Required work
Only the lines from the start of the data below through the line that contains "import * as" are to be copied, exactly and without pictures.

Provided material
----------

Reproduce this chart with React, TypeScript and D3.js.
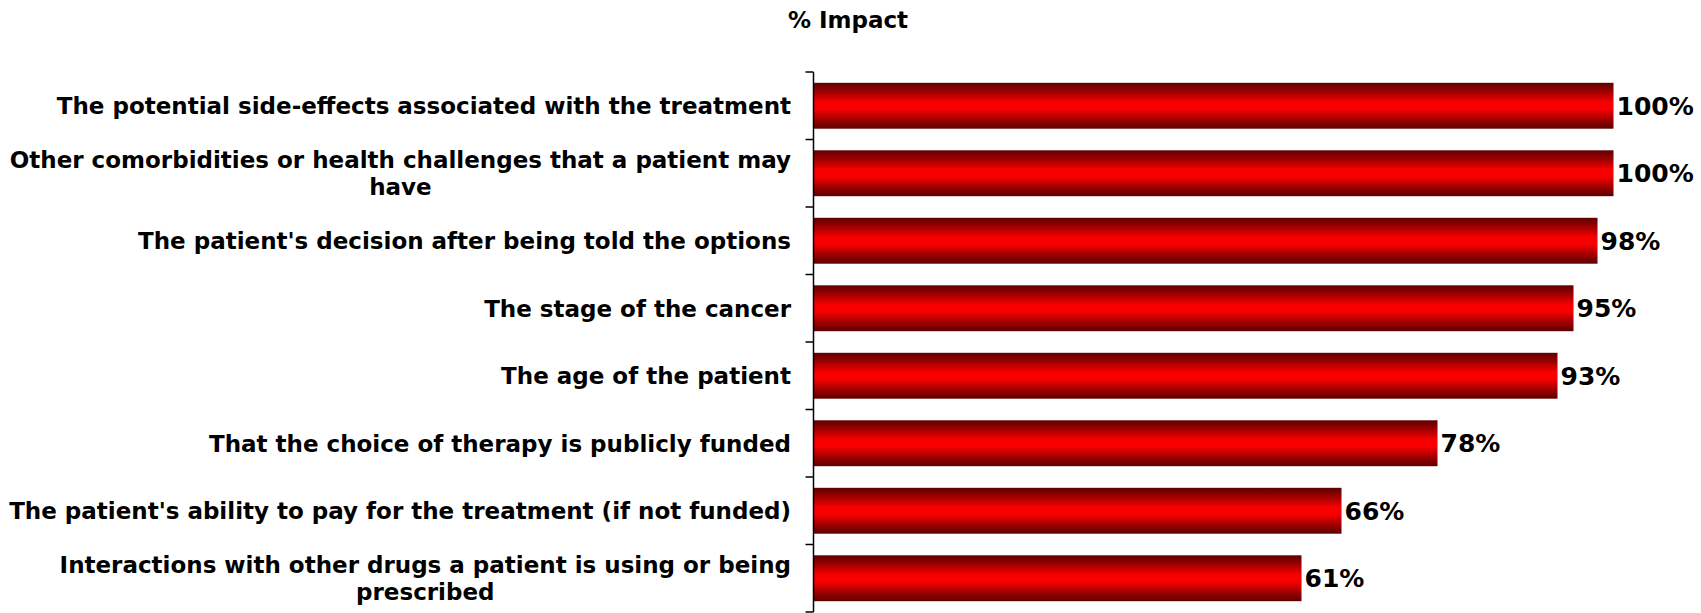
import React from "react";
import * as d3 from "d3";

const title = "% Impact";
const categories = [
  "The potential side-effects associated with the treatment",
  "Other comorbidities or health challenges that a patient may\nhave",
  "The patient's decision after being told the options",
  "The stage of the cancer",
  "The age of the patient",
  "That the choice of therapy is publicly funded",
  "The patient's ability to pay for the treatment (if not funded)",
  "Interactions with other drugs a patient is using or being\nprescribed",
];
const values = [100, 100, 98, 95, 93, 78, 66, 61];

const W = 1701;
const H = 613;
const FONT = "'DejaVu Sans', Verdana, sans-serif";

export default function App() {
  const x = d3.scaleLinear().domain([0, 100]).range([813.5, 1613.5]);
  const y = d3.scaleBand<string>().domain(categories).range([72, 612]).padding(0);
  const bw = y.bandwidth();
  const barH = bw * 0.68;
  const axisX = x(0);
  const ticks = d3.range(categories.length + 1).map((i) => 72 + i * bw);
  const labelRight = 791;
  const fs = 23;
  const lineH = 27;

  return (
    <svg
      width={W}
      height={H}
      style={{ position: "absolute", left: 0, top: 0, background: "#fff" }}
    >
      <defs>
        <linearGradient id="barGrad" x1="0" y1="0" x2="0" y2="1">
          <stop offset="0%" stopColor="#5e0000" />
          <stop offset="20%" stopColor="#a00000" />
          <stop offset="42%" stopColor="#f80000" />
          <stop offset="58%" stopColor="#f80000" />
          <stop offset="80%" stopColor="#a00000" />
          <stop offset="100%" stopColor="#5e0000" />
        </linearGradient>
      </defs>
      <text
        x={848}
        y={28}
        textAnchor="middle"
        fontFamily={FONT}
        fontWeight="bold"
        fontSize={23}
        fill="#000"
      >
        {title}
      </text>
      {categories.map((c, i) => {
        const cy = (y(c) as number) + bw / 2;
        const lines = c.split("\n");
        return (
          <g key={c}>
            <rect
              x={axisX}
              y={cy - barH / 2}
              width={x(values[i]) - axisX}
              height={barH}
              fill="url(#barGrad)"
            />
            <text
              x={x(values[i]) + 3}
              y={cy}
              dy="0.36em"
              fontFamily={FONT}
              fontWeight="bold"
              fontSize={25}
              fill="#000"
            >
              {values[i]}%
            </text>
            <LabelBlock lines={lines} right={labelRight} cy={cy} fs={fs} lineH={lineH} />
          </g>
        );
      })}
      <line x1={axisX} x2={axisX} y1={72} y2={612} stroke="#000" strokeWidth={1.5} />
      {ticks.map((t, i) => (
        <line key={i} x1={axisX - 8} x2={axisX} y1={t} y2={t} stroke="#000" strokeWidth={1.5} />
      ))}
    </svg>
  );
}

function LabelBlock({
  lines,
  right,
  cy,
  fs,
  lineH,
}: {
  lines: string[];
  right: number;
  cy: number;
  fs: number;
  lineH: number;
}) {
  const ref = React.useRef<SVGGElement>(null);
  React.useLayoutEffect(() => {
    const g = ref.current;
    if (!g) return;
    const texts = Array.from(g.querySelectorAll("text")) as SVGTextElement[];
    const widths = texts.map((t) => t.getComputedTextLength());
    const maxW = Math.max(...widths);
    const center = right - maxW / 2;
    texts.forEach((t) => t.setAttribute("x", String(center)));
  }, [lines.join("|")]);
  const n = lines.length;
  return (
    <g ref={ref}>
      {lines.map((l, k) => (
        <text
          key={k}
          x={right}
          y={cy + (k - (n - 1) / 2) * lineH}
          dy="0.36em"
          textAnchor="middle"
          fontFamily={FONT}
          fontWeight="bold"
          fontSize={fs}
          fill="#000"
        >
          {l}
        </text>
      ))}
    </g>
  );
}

----------

Task result
Reproduce this chart with React, TypeScript and D3.js.
import React from "react";
import * as d3 from "d3";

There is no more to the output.